Roberts Mežeckis

Personal information
- Full name: Roberts Mežeckis
- Date of birth: 29 January 1981 (age 44)
- Place of birth: Riga, Latvian SSR, USSR (now Republic of Latvia)
- Height: 1.86 m (6 ft 1 in)
- Position(s): Defender

Team information
- Current team: Latvia U-21 (general manager)

Senior career*
- Years: Team / Apps / (Gls)
- 2000: Policijas FK / 7 / (0)
- 2001: Skonto FC / 0 / (0)
- 2002: PFK/Daugava / 9 / (0)
- 2003–2008: FK Rīga / 113 / (21)
- 2008: Skonto FC / 7 / (1)
- 2009: Cork City FC / 3 / (0)

International career^{‡}
- 2009: Latvia / 1 / (0)

= Roberts Mežeckis =

Latvian footballer

Roberts Mežeckis (born 29 January 1981) is a retired Latvian professional footballer, currently the general manager and team coordinator of Latvia national under-21 football team.

== Career ==
Roberts Mežeckis was born in Riga, the son of the former Latvian Football Federation general manager Jānis Mežeckis.

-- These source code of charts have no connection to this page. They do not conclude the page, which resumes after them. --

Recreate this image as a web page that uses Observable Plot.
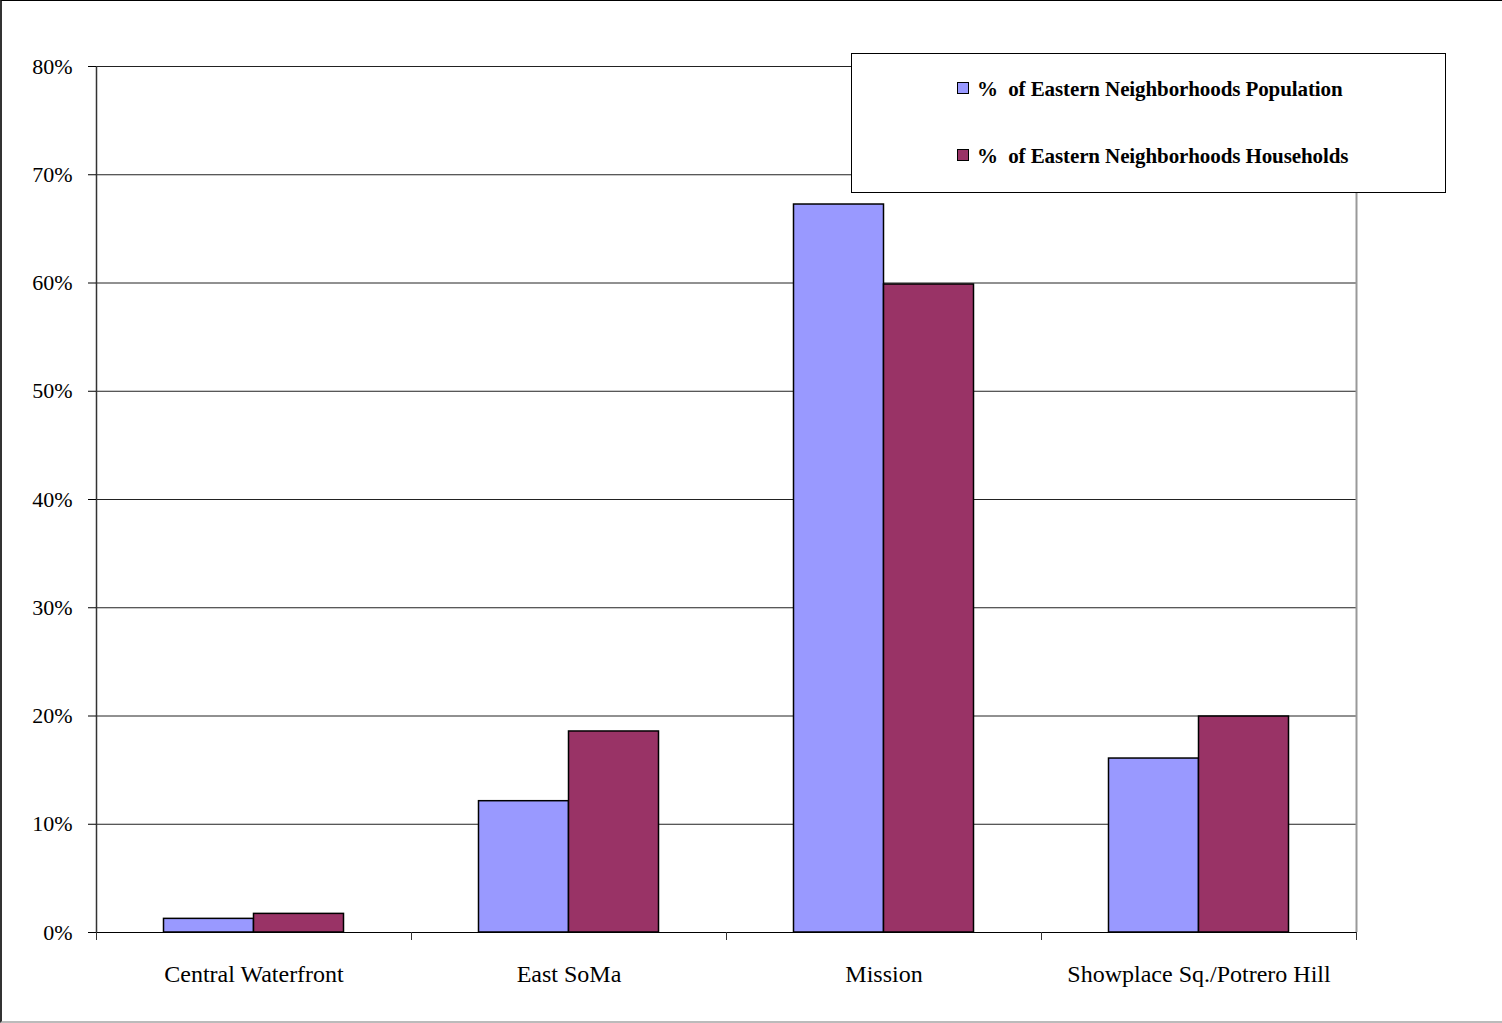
<!DOCTYPE html>
<html>
<head>
<meta charset="utf-8">
<script src="https://cdn.jsdelivr.net/npm/d3@7"></script>
<script src="https://cdn.jsdelivr.net/npm/@observablehq/plot@0.6"></script>
<style>
  html, body { margin: 0; padding: 0; background: #fff; overflow: hidden; }
  #wrap { position: relative; width: 1502px; height: 1023px; font-family: "Liberation Serif", "Times New Roman", serif; }
  #wrap svg { position: absolute; left: 0; top: 0; }
  #border { position: absolute; left: 0; top: 0; width: 1500px; height: 1020px; border-top: 1px solid #000; border-left: 2px solid #333; border-bottom: 2px solid #bbb; pointer-events: none; }
  #legend { position: absolute; left: 851px; top: 53px; width: 593px; height: 138px; border: 1.5px solid #000; background: #fff; }
  .item { position: absolute; left: 105px; font-weight: bold; font-size: 21px; color: #000; white-space: pre; letter-spacing: -0.1px; line-height: 1; }
  .sw { display: inline-block; width: 10px; height: 10px; border: 1px solid #000; margin-right: 8px; vertical-align: 2px; }
</style>
</head>
<body>
<div id="wrap"></div>
<script>
const categories = ["Central Waterfront", "East SoMa", "Mission", "Showplace Sq./Potrero Hill"];
const populationShare = [0.0126, 0.1213, 0.6725, 0.1607];
const householdShare = [0.0172, 0.1857, 0.5986, 0.1995];
const seriesNames = ["% of Eastern Neighborhoods Population", "% of Eastern Neighborhoods Households"];
const seriesColors = ["#9999FF", "#993366"];
const yTicks = [0, 0.1, 0.2, 0.3, 0.4, 0.5, 0.6, 0.7, 0.8];

const data = categories.map((c, i) => ({category: c, pop: populationShare[i], hh: householdShare[i]}));

const W = 1502, H = 1023, ml = 96, mr = 146, mt = 66, mb = 91;
const bw = (W - ml - mr) / categories.length;   // band width
const outer = bw * 67.5 / 315;                   // outer gap per side
const barW = bw * 90 / 315;                      // single bar width

const chart = Plot.plot({
  width: W,
  height: H,
  marginLeft: ml,
  marginRight: mr,
  marginTop: mt,
  marginBottom: mb,
  style: {fontFamily: "Liberation Serif, Times New Roman, serif", fontSize: "22px", color: "#000", background: "transparent", overflow: "visible"},
  x: {domain: categories, padding: 0, label: null},
  y: {domain: [0, 0.8], label: null},
  marks: [
    Plot.ruleY(yTicks.slice(1), {stroke: "#222", strokeWidth: 1}),
    Plot.ruleX([categories[categories.length - 1]], {x: d => d, dx: bw / 2, stroke: "#999", strokeWidth: 2}),
    Plot.barY(data, {x: "category", y: "pop", fill: seriesColors[0], stroke: "#000", strokeWidth: 1.5, insetLeft: outer, insetRight: bw - outer - barW}),
    Plot.barY(data, {x: "category", y: "hh", fill: seriesColors[1], stroke: "#000", strokeWidth: 1.5, insetLeft: outer + barW, insetRight: outer}),
    Plot.ruleY([0], {stroke: "#000", strokeWidth: 1.2}),
    Plot.ruleX([categories[0]], {x: d => d, dx: -bw / 2, stroke: "#333", strokeWidth: 1.5}),
    Plot.ruleX(categories, {x: d => d, y1: 0, y2: 0, insetBottom: -8, dx: -bw / 2, stroke: "#333", strokeWidth: 1}),
    Plot.ruleX([categories[categories.length - 1]], {x: d => d, y1: 0, y2: 0, insetBottom: -8, dx: bw / 2, stroke: "#333", strokeWidth: 1}),
    Plot.axisY({ticks: yTicks, tickFormat: d3.format(".0%"), tickSize: 8, tickPadding: 16, stroke: "#000", fontSize: 22, label: null}),
    Plot.axisX({tickSize: 0, tickPadding: 32, fontSize: 24, label: null})
  ]
});

const wrap = document.getElementById("wrap");
wrap.appendChild(chart);

const border = document.createElement("div");
border.id = "border";
wrap.appendChild(border);

const legend = document.createElement("div");
legend.id = "legend";
const tops = [24.5, 92];
seriesNames.forEach((name, i) => {
  const it = document.createElement("div");
  it.className = "item";
  it.style.top = tops[i] + "px";
  const sw = document.createElement("span");
  sw.className = "sw";
  sw.style.background = seriesColors[i];
  it.appendChild(sw);
  it.appendChild(document.createTextNode(name.replace("% of", "%  of")));
  legend.appendChild(it);
});
wrap.appendChild(legend);
</script>
</body>
</html>
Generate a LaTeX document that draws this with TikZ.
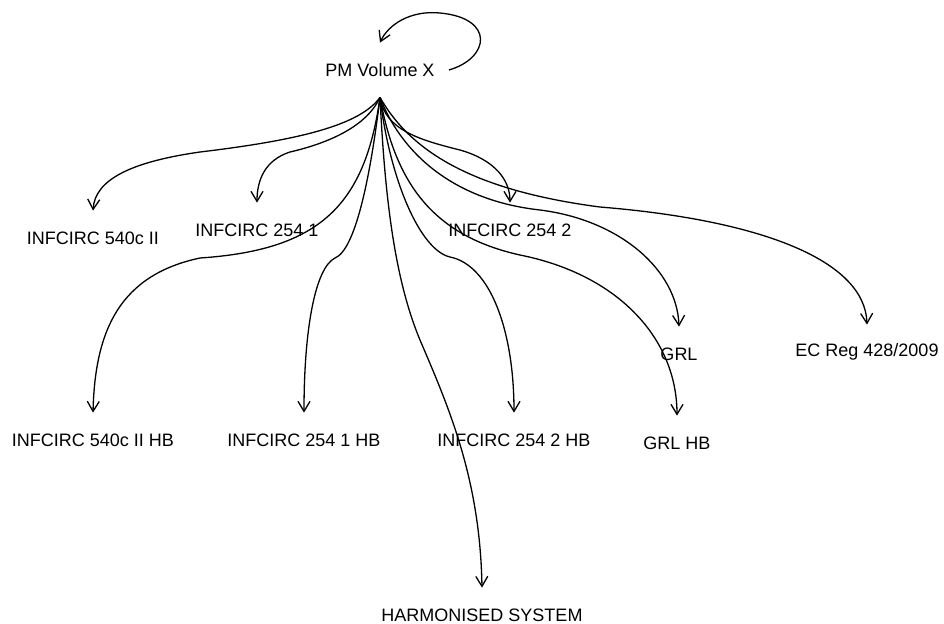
\documentclass[tikz,border=0pt]{standalone}
\usepackage{fontspec}
\setmainfont{Liberation Sans}
\usetikzlibrary{arrows.meta}

\begin{document}
\begin{tikzpicture}[x=0.5pt, y=-0.5pt,
        lbl/.style={inner sep=0pt, inner xsep=7pt, minimum height=27pt, font=\fontsize{9}{10}\selectfont},
        edge/.style={line width=0.65pt, -{Straight Barb[length=5pt, width=6pt]}}]
        \useasboundingbox (0,0) rectangle (944,623);

        % Nút gốc
        \node[lbl] (pmx) at (380,70) {PM Volume X};

        % Hàng 1
        \node[lbl] (inf540) at (93,238) {INFCIRC 540c II};
        \node[lbl] (inf2541) at (257,230) {INFCIRC 254 1};
        \node[lbl] (inf2542) at (510,230) {INFCIRC 254 2};
        \node[lbl] (grl) at (679,354) {GRL};
        \node[lbl] (ecreg) at (867,352) {EC Reg 428/2009};

        % Hàng 2 (HB)
        \node[lbl] (inf540hb) at (93,440) {INFCIRC 540c II HB};
        \node[lbl] (inf2541hb) at (304,440) {INFCIRC 254 1 HB};
        \node[lbl] (inf2542hb) at (514,440) {INFCIRC 254 2 HB};
        \node[lbl] (grlhb) at (677,443) {GRL HB};
        \node[lbl] (hs) at (482,615) {HARMONISED SYSTEM};

        % Vòng lặp trên nút gốc
        \draw[edge] (pmx.east) .. controls (490,58) and (495,18) .. (440,13)
            .. controls (410,10) and (388,25) .. (pmx.north);

        % Các cạnh từ nút gốc
        \draw[edge] (pmx.south) .. controls (360,125) and (300,140) .. (200,152)
            .. controls (130,162) and (95,180) .. (inf540.north);
        \draw[edge] (pmx.south) .. controls (365,130) and (320,145) .. (290,152)
            .. controls (265,160) and (257,180) .. (inf2541.north);
        \draw[edge] (pmx.south) .. controls (385,130) and (420,140) .. (460,150)
            .. controls (495,160) and (510,180) .. (inf2542.north);
        \draw[edge] (pmx.south) .. controls (400,150) and (450,200) .. (540,210)
            .. controls (620,220) and (677,270) .. (grl.north);
        \draw[edge] (pmx.south) .. controls (410,150) and (470,190) .. (600,207)
            .. controls (760,220) and (865,260) .. (ecreg.north);
        \draw[edge] (pmx.south) .. controls (365,205) and (320,250) .. (200,258)
            .. controls (120,275) and (95,330) .. (inf540hb.north);
        \draw[edge] (pmx.south) .. controls (370,180) and (355,250) .. (335,258)
            .. controls (315,268) and (304,330) .. (inf2541hb.north);
        \draw[edge] (pmx.south) .. controls (390,180) and (420,250) .. (450,257)
            .. controls (490,265) and (514,330) .. (inf2542hb.north);
        \draw[edge] (pmx.south) .. controls (395,180) and (430,235) .. (520,255)
            .. controls (620,275) and (677,340) .. (grlhb.north);
        \draw[edge] (pmx.south) .. controls (385,200) and (395,280) .. (420,340)
            .. controls (450,410) and (480,480) .. (hs.north);

    \end{tikzpicture}
\end{document}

He signed for Cork City FC from F.K. Riga at the start of the 2009 season. Unfortunately Roberts' first team chances that season were limited due to ongoing injury problems. After the players were told they were effectively free agents, Mezeckis left the club on 30 July 2009. In September 2009 he announced his retirement from professional football, due to his long-term tendon of Achilles injury.

== Post-football career ==

In 2012 Mežeckis was appointed as the general manager and team coordinator of Latvia national under-21 football team.